The theme of parents and children—and how these relationships can go terribly wrong, warping a person’s actions and reactions—permeates the book. In the case of Ren and her kidnapped son, the ex-husband is the problem, and she’s become monomaniacal about getting Jeremy back; in the case of Kendra and Cody, neither has a compassionate or generous bone in their bodies. No way could a healthy relationship evolve. Marlowe gets along with his dad, mostly, because he’s repressed his anger about his father’s neglect of his mother as she was dying. Emmet’s drinking shows he feels that shortcoming too, of course.
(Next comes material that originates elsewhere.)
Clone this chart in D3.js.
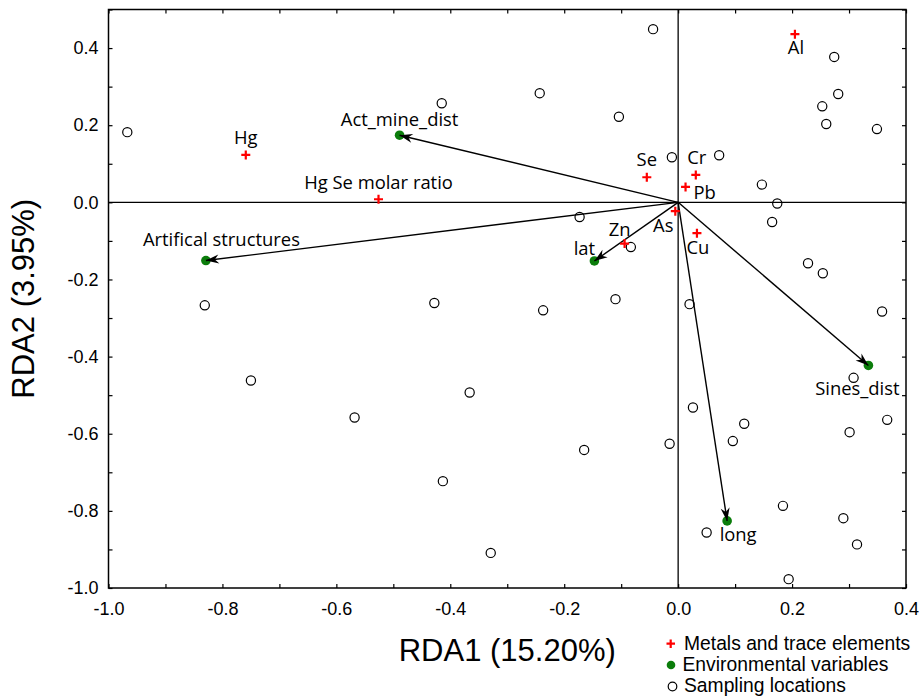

While you can chuckle at the relentless snark of Cody, only because it’s not directed at you, and enjoy the more civilized jibes of Ren (who’s English, after all), neither one of these females listens to Marlowe or takes his advice. Stay in your car until I get there? Not a chance. Don’t go there by yourself? Already out the door. Needless to say, their incautious behavior causes worlds of trouble.
Marlowe uses his connections in the film industry, mostly in the form of past clients who are still speaking to him, to try to get a lead on Jeremy. Once he’s found Cody, he’s suspicious of her stepmother’s intentions and stashes her at his dad’s house until he can sort things out. Unfortunately, the situation is far more complicated and deadly than he anticipates, involving the Russian mob, Armenian hitmen, a Bosnian assassin, and Cody’s brother, a gay minor league baseball player.
As a big fan of Ide’s I.Q. books, I think he misses the mark here. There are just too many violent confrontations and climaxes. It’s like a movie with endless car chases and shootouts. Non-stop action is tiring. At the end, I felt like somebody just beat me up.
In a rare period of quiet near the story’s end, Marlowe takes some time to review his notes and comes up with a theory about who killed Terry that he thinks holds water. His conclusions come very close to violating a basic principle of mystery-writing: Don’t introduce new clues at the end of the story. At least two pieces of his explanation relied on information I did not have. Possibly I missed these elements in the reading, but I don’t think so.
Finally, one of the pleasures of reading Chandler is his unforgettable deployment of metaphor. (My favorite: “It was a blonde. A blonde to make a bishop kick a hole in a stained-glass window.”) Ide is quite skilled with the language, and writes in an effective, forceful way, but, as this is a homage, I expected a few high-flown metaphors. Maybe they wouldn’t feel right in 2022, but I missed them.